* TASK INSTRUCTIONS:
Reproduce word for word the lines from the beginning of the entries to the line with "(title) at (460,115)", both included, but none of the pictures.

* RECORD SET:
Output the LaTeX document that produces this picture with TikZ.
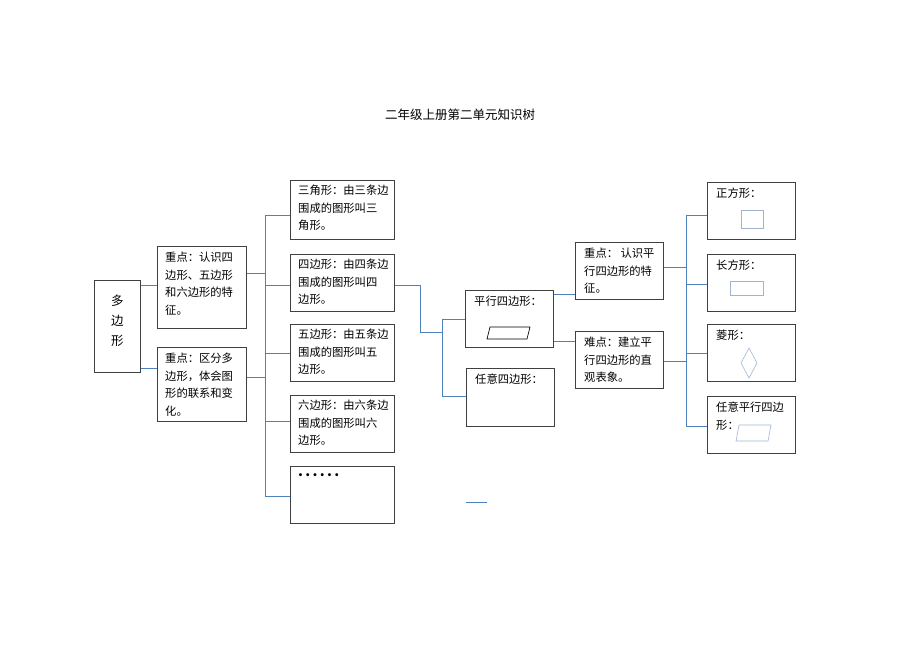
\documentclass[tikz,border=0pt]{standalone}
\usepackage{fontspec}
\setmainfont{Noto Sans CJK SC}
\definecolor{linkblue}{RGB}{79,129,189}
\definecolor{picblue}{RGB}{160,180,210}
\begin{document}
\begin{tikzpicture}
  [x=1pt, y=-1pt,
   box/.style={draw=black!75, line width=0.8pt, rectangle, anchor=north west, inner sep=0pt},
   txt/.style={anchor=north west, align=left, inner sep=0pt, font=\fontsize{11.3}{17.5}\selectfont},
   link/.style={draw=linkblue, line width=0.8pt},
   pic/.style={draw=picblue, line width=0.6pt}]

  \useasboundingbox (0,0) rectangle (920,651);
  \node[font=\fontsize{12.5}{14}\selectfont] (title) at (460,115) {二年级上册第二单元知识树};

  % boxes
  \node[box, minimum width=46, minimum height=92] (poly) at (94,280) {};
  \node[box, minimum width=89, minimum height=82] (key1) at (157,246) {};
  \node[box, minimum width=89, minimum height=74] (key2) at (157,347) {};
  \node[box, minimum width=104, minimum height=59] (tri) at (290,180) {};
  \node[box, minimum width=104, minimum height=57] (quad) at (290,254) {};
  \node[box, minimum width=104, minimum height=57] (pent) at (290,324) {};
  \node[box, minimum width=104, minimum height=57] (hexa) at (290,395) {};
  \node[box, minimum width=104, minimum height=57] (more) at (290,466) {};
  \node[box, minimum width=88, minimum height=57] (para) at (465,290) {};
  \node[box, minimum width=88, minimum height=58] (anyq) at (466,368) {};
  \node[box, minimum width=88, minimum height=57] (key3) at (575,242) {};
  \node[box, minimum width=88, minimum height=57] (hard) at (575,331) {};
  \node[box, minimum width=88, minimum height=57] (sq) at (707,182) {};
  \node[box, minimum width=88, minimum height=57] (rect) at (707,254) {};
  \node[box, minimum width=88, minimum height=57] (rhom) at (707,324) {};
  \node[box, minimum width=88, minimum height=57] (anyp) at (707,396) {};

  % texts
  \node[txt, align=center, font=\fontsize{12.5}{20}\selectfont] (t0) at (111,295) {多\\边\\形};
  \node[txt] (t1) at (165,252) {重点：认识四\\边形、五边形\\和六边形的特\\征。};
  \node[txt] (t2) at (165,353) {重点：区分多\\边形，体会图\\形的联系和变\\化。};
  \node[txt] (t3) at (298,185) {三角形：由三条边\\围成的图形叫三\\角形。};
  \node[txt] (t4) at (298,259) {四边形：由四条边\\围成的图形叫四\\边形。};
  \node[txt] (t5) at (298,329) {五边形：由五条边\\围成的图形叫五\\边形。};
  \node[txt] (t6) at (298,400) {六边形：由六条边\\围成的图形叫六\\边形。};
  \node[txt, font=\fontsize{14}{14}\selectfont\bfseries] (t7) at (298,473) {.\,.\,.\,.\,.\,.};
  \node[txt] (t8) at (474,296) {平行四边形：};
  \node[txt] (t9) at (475,374) {任意四边形：};
  \node[txt] (t10) at (584,248) {重点：\ 认识平\\行四边形的特\\征。};
  \node[txt] (t11) at (584,337) {难点：建立平\\行四边形的直\\观表象。};
  \node[txt] (t12) at (716,188) {正方形：};
  \node[txt] (t13) at (716,260) {长方形：};
  \node[txt] (t14) at (716,330) {菱形：};
  \node[txt] (t15) at (716,402) {任意平行四边\\形：};

  % small figures
  \draw[line width=0.7pt] (490,327) -- (530,327) -- (527,339) -- (487,339) -- cycle;
  \draw[pic] (741,210) rectangle (763,228);
  \draw[pic] (730,281) rectangle (763,295);
  \draw[pic] (749,348) -- (757,363) -- (749,378) -- (741,363) -- cycle;
  \draw[pic] (739,425) -- (771,425) -- (768,441) -- (736,441) -- cycle;

  % connectors
  \coordinate (b1) at (265,215);
  \coordinate (b2) at (265,496);
  \draw[link] (b1) -- (b2);
  \draw[link] (poly.east |- 0,285) -- (key1.west |- 0,285);
  \draw[link] (poly.east |- 0,368) -- (key2.west |- 0,368);
  \draw[link] (key1.east |- 0,273) -- (265,273);
  \draw[link] (key2.east |- 0,377) -- (265,377);
  \foreach \n/\y in {tri/215, quad/285, pent/353, hexa/421, more/496}
    \draw[link] (265,\y) -- (\n.west |- 0,\y);

  \draw[link] (quad.east |- 0,285) -- (420,285) -- (420,332) -- (442,332);
  \draw[link] (442,319) -- (442,396);
  \draw[link] (442,319) -- (para.west |- 0,319);
  \draw[link] (442,396) -- (anyq.west |- 0,396);
  \draw[link] (para.east |- 0,294) -- (key3.west |- 0,294);
  \draw[link] (para.east |- 0,341) -- (hard.west |- 0,341);

  \draw[link] (686,215) -- (686,426);
  \draw[link] (key3.east |- 0,267) -- (686,267);
  \draw[link] (hard.east |- 0,361) -- (686,361);
  \foreach \n/\y in {sq/215, rect/284, rhom/353, anyp/426}
    \draw[link] (686,\y) -- (\n.west |- 0,\y);

  \coordinate (s1) at (466,502);
  \coordinate (s2) at (487,502);
  \draw[link] (s1) -- (s2);
\end{tikzpicture}
\end{document}
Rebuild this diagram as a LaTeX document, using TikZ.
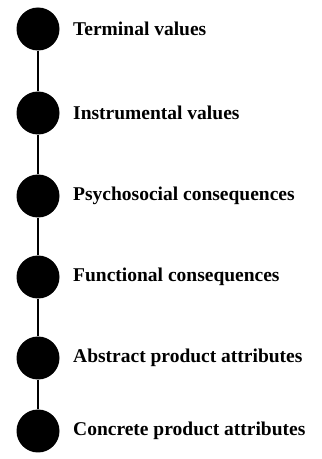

* SOLUTION TO THIS EXERCISE:
Output the LaTeX document that produces this picture with TikZ.
\documentclass[tikz,border=0pt]{standalone}
\usepackage{fontspec}
\setmainfont{Noto Sans CJK SC}
\definecolor{linkblue}{RGB}{79,129,189}
\definecolor{picblue}{RGB}{160,180,210}
\begin{document}
\begin{tikzpicture}
  [x=1pt, y=-1pt,
   box/.style={draw=black!75, line width=0.8pt, rectangle, anchor=north west, inner sep=0pt},
   txt/.style={anchor=north west, align=left, inner sep=0pt, font=\fontsize{11.3}{17.5}\selectfont},
   link/.style={draw=linkblue, line width=0.8pt},
   pic/.style={draw=picblue, line width=0.6pt}]

  \useasboundingbox (0,0) rectangle (920,651);
  \node[font=\fontsize{12.5}{14}\selectfont] (title) at (460,115) {二年级上册第二单元知识树};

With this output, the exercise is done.